What you will do
From the listing below, extract every line containing "that".

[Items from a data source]
+ + +
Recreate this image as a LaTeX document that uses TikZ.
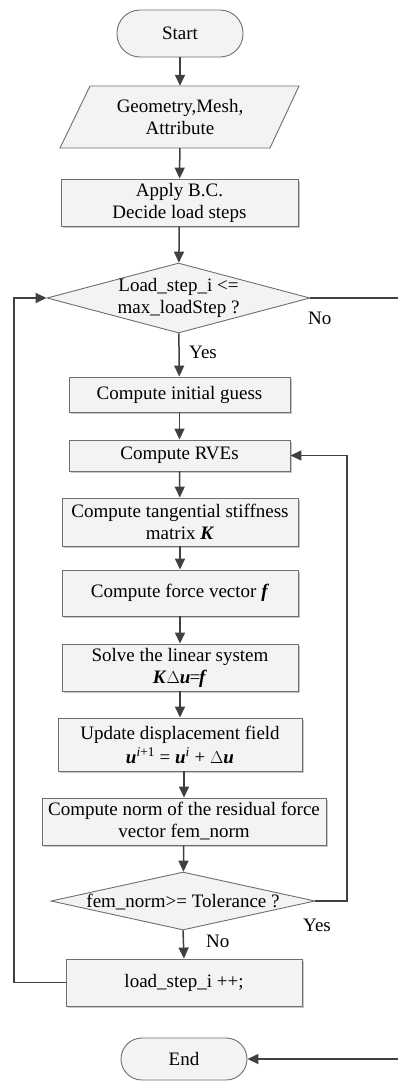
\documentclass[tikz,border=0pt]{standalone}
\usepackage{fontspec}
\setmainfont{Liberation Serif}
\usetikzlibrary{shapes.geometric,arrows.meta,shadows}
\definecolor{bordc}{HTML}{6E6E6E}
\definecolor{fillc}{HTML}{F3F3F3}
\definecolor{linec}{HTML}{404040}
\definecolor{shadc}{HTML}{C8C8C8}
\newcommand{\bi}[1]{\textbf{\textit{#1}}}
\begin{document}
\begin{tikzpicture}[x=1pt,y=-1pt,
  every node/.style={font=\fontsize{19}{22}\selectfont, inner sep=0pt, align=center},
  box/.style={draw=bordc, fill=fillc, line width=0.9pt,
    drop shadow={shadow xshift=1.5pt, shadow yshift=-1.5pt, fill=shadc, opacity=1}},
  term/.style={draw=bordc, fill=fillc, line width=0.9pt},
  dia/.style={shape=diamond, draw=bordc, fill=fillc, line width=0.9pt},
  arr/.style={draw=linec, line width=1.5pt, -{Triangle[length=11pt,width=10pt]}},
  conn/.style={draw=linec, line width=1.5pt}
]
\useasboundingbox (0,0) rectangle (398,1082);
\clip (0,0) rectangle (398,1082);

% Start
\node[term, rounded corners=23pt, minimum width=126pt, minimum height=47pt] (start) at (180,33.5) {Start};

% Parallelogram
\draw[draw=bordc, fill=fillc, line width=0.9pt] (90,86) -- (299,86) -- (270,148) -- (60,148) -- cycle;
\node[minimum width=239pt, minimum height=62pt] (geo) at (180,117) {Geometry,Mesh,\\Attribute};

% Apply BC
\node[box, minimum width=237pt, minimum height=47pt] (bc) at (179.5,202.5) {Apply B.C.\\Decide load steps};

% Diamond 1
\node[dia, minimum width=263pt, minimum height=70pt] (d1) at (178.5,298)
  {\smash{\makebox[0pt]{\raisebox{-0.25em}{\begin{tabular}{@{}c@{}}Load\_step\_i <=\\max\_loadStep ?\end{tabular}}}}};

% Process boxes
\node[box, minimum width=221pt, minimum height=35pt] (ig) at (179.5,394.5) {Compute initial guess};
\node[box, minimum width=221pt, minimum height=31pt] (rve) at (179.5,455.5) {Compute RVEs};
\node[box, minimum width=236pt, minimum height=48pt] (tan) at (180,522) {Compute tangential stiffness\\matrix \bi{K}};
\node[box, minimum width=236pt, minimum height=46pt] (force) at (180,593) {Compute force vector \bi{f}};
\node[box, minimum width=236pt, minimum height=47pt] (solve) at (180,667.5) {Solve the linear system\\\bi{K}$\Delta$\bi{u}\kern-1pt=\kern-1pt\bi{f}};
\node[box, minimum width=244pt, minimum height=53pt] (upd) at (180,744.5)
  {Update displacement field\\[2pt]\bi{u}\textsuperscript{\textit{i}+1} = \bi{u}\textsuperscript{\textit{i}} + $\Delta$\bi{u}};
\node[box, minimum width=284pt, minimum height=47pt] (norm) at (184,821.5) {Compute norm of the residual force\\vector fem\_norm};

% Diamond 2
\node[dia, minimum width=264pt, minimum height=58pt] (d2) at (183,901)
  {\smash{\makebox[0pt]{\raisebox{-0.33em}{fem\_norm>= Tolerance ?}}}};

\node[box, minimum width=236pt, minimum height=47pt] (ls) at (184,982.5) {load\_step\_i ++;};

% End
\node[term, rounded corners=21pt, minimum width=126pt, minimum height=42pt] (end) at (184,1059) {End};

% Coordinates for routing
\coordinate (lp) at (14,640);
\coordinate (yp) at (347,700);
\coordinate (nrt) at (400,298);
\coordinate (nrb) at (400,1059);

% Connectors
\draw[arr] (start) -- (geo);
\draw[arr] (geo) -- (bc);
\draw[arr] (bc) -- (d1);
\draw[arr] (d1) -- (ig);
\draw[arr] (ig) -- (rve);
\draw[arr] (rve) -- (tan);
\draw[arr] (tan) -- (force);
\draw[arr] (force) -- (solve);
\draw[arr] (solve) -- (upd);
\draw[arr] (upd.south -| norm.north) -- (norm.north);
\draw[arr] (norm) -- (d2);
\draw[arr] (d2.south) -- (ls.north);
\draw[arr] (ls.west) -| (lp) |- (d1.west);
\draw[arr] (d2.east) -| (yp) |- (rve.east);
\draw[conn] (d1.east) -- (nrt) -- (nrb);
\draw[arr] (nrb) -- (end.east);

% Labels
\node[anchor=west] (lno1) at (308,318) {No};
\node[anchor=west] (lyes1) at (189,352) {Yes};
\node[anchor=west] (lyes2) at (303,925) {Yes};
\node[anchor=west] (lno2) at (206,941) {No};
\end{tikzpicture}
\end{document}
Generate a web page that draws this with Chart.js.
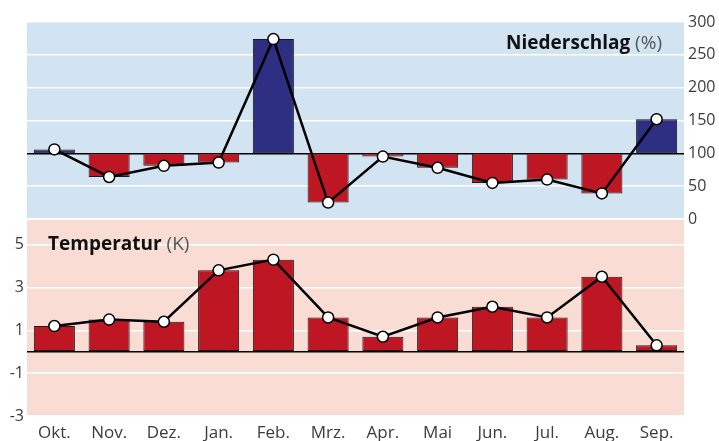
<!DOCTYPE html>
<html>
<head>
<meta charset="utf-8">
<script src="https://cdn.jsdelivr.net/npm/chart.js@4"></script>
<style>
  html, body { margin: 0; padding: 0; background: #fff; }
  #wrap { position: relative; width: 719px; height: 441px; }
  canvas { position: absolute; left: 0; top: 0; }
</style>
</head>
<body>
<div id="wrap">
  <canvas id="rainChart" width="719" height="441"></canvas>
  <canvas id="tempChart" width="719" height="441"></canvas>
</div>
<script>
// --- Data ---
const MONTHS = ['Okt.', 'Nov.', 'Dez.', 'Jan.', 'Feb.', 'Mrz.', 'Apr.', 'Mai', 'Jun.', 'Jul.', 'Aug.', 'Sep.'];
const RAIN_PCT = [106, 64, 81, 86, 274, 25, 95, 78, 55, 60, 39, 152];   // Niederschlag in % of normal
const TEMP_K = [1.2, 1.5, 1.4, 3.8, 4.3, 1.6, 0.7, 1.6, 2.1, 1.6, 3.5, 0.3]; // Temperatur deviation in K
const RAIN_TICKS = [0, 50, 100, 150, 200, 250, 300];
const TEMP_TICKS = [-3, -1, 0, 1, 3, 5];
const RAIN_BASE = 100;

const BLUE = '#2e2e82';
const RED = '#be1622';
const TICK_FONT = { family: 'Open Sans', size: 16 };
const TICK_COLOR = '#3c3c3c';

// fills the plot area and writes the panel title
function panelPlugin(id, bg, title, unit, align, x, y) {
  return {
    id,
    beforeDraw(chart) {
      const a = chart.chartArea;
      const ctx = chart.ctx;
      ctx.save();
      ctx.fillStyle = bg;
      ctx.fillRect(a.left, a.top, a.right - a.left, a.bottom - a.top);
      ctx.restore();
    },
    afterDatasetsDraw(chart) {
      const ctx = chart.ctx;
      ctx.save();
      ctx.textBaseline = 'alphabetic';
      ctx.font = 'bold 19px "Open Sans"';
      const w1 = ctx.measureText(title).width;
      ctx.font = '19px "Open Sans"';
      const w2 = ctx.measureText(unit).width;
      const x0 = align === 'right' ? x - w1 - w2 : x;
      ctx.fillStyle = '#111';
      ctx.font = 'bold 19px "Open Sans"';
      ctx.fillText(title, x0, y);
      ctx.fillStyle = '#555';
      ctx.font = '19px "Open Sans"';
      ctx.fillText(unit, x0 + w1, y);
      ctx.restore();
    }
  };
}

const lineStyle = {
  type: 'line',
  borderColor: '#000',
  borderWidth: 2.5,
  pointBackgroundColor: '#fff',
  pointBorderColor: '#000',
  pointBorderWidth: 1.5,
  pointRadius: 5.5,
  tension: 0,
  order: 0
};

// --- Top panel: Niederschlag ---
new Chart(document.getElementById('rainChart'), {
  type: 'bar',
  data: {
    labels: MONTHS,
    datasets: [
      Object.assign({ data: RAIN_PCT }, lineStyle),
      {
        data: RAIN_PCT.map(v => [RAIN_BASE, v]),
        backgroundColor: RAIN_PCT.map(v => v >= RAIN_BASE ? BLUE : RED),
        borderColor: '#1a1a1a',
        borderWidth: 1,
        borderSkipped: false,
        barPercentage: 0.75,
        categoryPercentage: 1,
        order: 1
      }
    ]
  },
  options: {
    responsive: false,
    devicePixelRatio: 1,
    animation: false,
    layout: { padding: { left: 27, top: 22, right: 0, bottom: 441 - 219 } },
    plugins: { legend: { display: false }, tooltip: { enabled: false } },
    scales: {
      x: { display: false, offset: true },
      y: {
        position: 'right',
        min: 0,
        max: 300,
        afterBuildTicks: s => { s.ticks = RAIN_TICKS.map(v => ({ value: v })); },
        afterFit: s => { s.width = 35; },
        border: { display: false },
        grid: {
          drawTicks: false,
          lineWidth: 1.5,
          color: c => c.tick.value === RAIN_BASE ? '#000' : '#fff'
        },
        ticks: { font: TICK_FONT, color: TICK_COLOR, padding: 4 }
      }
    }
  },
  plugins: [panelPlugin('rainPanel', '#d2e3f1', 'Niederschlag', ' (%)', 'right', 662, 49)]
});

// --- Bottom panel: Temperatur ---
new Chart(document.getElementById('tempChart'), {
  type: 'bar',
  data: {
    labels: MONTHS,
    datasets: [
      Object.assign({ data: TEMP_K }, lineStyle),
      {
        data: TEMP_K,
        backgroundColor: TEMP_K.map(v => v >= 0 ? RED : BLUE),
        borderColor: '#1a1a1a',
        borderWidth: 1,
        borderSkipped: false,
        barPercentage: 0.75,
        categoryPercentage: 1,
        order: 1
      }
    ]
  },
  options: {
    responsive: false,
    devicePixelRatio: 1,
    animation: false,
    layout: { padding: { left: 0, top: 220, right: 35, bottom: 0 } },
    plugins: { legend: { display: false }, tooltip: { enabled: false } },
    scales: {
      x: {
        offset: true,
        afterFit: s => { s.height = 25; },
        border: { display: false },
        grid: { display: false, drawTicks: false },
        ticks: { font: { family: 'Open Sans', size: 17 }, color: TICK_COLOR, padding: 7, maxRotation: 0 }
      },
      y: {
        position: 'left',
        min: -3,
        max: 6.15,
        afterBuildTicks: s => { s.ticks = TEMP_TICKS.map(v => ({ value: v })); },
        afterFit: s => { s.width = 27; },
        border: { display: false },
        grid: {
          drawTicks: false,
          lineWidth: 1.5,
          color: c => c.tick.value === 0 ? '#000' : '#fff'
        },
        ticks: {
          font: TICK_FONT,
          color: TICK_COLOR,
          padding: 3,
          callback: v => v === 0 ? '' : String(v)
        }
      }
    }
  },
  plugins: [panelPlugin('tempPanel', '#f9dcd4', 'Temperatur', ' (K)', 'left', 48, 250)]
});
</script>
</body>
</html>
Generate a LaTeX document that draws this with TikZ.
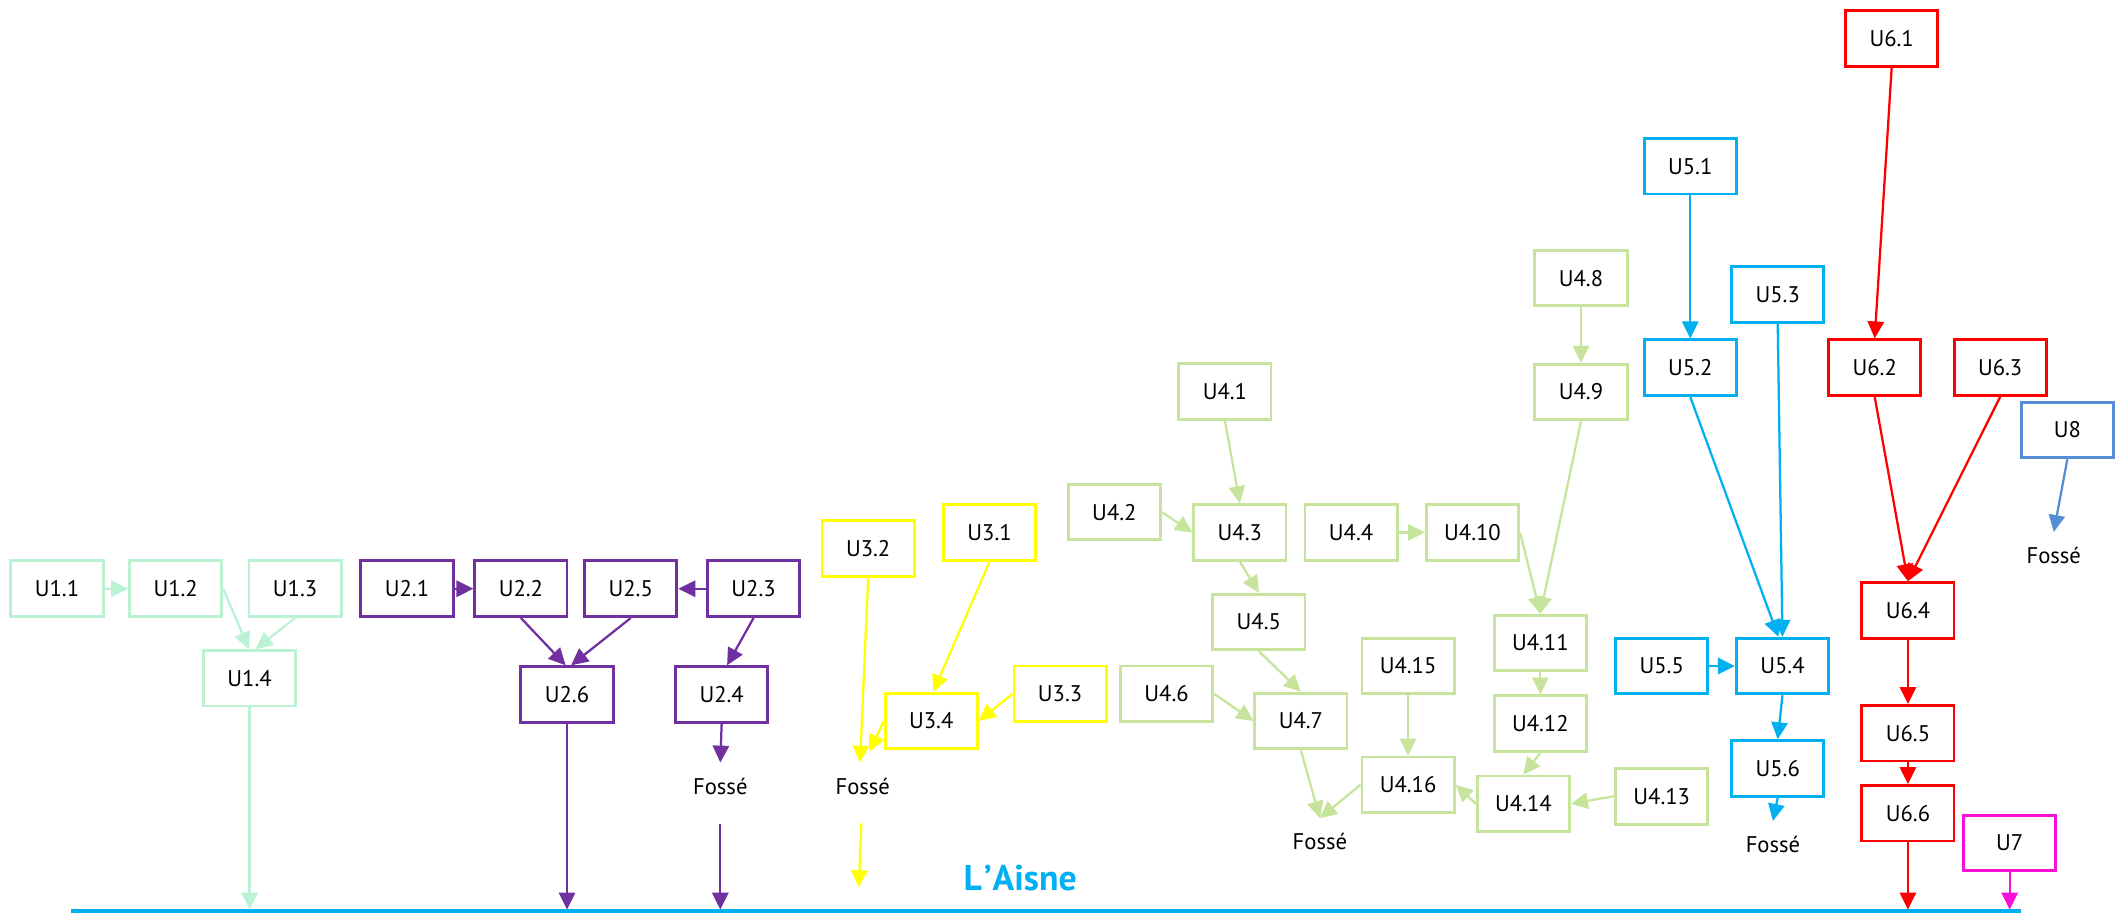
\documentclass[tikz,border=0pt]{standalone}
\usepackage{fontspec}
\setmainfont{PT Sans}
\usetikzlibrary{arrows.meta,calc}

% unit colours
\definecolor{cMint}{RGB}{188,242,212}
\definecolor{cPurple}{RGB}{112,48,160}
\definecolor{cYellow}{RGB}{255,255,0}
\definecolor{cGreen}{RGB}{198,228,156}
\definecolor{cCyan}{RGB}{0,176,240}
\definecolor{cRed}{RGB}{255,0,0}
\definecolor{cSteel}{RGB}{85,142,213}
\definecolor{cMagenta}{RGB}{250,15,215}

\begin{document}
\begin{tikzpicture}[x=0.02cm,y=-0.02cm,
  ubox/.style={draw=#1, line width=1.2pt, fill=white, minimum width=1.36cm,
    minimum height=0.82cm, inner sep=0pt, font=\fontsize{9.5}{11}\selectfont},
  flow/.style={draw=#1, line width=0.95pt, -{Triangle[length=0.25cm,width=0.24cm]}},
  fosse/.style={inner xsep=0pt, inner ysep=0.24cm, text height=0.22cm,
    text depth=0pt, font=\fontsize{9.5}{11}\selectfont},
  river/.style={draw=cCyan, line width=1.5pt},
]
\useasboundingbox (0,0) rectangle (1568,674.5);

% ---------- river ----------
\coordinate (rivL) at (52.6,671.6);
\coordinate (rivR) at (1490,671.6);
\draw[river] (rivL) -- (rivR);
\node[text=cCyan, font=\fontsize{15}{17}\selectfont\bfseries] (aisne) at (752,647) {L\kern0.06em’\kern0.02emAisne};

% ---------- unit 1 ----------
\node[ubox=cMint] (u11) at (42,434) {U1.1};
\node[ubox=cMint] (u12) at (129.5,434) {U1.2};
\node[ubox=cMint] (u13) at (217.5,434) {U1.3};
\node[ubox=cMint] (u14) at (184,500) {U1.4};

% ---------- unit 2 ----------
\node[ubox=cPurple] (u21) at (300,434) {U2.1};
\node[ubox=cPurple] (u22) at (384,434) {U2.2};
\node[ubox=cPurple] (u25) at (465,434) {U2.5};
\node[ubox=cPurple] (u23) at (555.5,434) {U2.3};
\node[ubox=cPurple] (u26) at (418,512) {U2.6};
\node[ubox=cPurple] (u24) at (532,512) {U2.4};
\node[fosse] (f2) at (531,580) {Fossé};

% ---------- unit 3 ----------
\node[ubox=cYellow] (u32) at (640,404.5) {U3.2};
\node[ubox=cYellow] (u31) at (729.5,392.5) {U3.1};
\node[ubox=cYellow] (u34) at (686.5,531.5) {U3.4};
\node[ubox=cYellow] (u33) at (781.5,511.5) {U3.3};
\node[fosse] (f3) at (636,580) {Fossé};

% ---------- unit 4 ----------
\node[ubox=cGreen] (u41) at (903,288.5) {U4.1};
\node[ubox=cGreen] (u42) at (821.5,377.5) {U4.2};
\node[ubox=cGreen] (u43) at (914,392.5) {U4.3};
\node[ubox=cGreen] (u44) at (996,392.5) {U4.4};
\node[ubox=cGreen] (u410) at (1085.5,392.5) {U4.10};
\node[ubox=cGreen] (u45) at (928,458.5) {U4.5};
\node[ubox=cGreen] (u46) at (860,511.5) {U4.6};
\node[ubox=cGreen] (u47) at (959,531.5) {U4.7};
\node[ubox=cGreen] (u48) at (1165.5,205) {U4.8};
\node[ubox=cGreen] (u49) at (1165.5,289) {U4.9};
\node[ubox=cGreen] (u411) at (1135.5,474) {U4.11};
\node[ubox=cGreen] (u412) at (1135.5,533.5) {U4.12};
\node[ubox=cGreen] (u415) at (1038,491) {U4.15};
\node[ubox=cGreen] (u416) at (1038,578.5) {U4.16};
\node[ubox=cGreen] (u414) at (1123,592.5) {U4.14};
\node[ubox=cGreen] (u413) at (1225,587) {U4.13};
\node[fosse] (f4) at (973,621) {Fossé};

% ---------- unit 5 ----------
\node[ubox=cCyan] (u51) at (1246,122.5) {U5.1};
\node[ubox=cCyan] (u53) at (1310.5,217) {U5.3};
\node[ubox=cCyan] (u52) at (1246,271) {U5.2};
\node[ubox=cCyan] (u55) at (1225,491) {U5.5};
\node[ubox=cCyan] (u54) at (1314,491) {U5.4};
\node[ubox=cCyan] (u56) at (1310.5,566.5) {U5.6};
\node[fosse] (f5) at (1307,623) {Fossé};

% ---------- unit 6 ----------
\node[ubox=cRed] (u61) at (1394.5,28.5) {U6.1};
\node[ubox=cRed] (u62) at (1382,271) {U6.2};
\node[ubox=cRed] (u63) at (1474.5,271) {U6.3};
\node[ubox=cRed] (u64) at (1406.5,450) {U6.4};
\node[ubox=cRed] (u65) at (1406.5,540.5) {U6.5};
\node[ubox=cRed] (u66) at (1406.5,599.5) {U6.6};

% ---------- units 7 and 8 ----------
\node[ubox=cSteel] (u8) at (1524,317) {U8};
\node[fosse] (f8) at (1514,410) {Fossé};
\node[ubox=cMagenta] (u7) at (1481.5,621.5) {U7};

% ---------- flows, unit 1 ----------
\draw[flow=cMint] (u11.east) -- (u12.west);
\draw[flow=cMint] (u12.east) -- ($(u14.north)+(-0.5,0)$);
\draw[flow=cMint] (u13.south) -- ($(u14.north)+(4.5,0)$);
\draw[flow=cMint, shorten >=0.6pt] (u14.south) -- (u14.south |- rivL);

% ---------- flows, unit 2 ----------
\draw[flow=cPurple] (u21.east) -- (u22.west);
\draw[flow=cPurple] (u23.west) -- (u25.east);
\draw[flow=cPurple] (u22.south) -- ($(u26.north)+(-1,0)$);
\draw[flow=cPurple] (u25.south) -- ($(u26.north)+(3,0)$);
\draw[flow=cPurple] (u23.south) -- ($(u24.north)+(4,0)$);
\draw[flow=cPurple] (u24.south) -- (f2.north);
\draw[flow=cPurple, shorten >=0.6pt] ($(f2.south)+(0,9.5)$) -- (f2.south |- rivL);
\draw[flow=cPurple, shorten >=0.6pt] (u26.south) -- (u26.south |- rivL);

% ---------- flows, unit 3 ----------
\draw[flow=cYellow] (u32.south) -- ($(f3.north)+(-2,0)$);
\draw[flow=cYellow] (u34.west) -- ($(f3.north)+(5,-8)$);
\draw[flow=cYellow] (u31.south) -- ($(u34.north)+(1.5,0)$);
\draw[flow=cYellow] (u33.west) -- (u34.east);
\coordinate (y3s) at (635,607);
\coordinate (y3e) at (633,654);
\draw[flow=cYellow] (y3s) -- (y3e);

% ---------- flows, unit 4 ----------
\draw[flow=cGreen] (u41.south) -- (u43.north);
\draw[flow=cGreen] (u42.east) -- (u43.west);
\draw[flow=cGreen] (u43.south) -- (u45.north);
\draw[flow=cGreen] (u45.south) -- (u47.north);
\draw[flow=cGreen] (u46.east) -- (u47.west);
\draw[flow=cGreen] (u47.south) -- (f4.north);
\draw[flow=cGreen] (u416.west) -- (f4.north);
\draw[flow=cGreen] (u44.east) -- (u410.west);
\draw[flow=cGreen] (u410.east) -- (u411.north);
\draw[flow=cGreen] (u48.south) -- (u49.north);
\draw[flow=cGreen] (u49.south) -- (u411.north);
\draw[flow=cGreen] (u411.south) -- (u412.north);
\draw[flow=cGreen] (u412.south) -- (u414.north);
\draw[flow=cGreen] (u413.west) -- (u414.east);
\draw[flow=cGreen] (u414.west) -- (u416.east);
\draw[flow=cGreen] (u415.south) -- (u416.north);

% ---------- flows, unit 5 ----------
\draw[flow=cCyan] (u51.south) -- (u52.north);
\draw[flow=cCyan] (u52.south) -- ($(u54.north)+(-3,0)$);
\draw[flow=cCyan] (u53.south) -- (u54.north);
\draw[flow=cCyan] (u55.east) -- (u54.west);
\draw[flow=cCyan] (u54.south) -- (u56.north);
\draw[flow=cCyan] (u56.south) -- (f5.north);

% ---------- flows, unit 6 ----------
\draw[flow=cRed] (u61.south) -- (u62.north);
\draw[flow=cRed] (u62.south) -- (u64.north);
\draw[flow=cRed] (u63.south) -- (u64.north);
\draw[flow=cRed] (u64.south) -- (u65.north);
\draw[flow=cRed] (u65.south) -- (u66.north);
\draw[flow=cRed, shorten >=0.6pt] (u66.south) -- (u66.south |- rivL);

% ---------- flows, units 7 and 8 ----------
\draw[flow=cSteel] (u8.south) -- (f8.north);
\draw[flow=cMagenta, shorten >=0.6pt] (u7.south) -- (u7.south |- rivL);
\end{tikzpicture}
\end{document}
+ + +
Answer to the exercise
Recreate this image as a LaTeX document that uses TikZ.
Generate a web page that draws this with Chart.js.
Generate a LaTeX document that draws this with TikZ.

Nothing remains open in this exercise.